Un solo país

Hay una Argentina de cuando estoy afuera y otra de cuando estoy allá. Pero ¿cuándo uno está fuera de su país, si el país es uno mismo? Esto es cierto, pero me refiero al país externo, ese que está fuera de uno, la ciudad de Buenos Aires o Mendoza, los aeropuertos de El Plumerillo o Ezeiza, el ómnibus de Tienda León, las veredas y los taxis, los bares y los kioskos, restaurantes, el país de afuera. Cuando estoy de afuera, el país de afuera está adentro, es un recuerdo.
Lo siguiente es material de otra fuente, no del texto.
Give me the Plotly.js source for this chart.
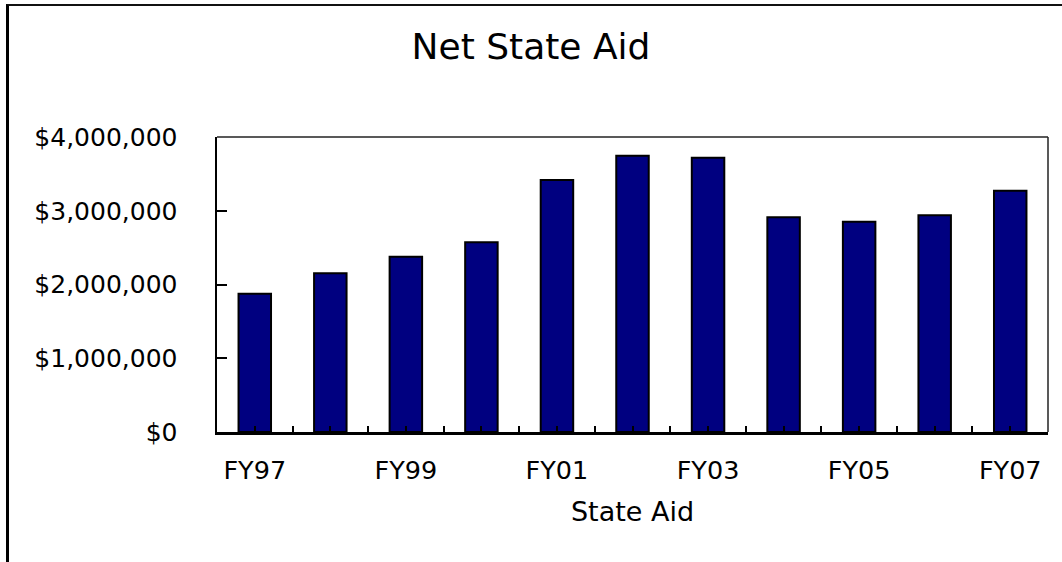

Cuando estoy adentro, no me acuerdo de que hay un país de afuera y el país me parece el mismo país que dejé hace ya tantos años. Un país de historias en los libros, de sueños de un día tornarse un país. Si hay dos Argentinas o talvez más, parece un juego, pero es verdad. Hay veces que sé bien clarito en la cabeza, que son dos países distintos, y me río de mí mismo por ser tan crítico de un país de tiros y balas, de policía y ejército en la vida de cada uno. De iglesia y balcón de la Casa Rosada, de la casa de Gobierno. Pero hay otro país que he recordado mucho en estos días pasados.

Un país sin generales ni tortura ni desparecidos, ni crímenes contra la humanidad. Una Argentina, un país de chico, de acequias y barquitos. De parras y montaña. Últimamente, te cuento que este país está más que el otro. Es un país de niño, de patio con malvones y juegos en el piso. Los juegos en la vereda, los vecinos, el verdulero italiano y el gallego del almacén. Cada vez más este país, menos el otro. Cada vez más una Argentina, una Mendoza, muy chiquitos. Me veo en ellos o soy ellos. Un solo país.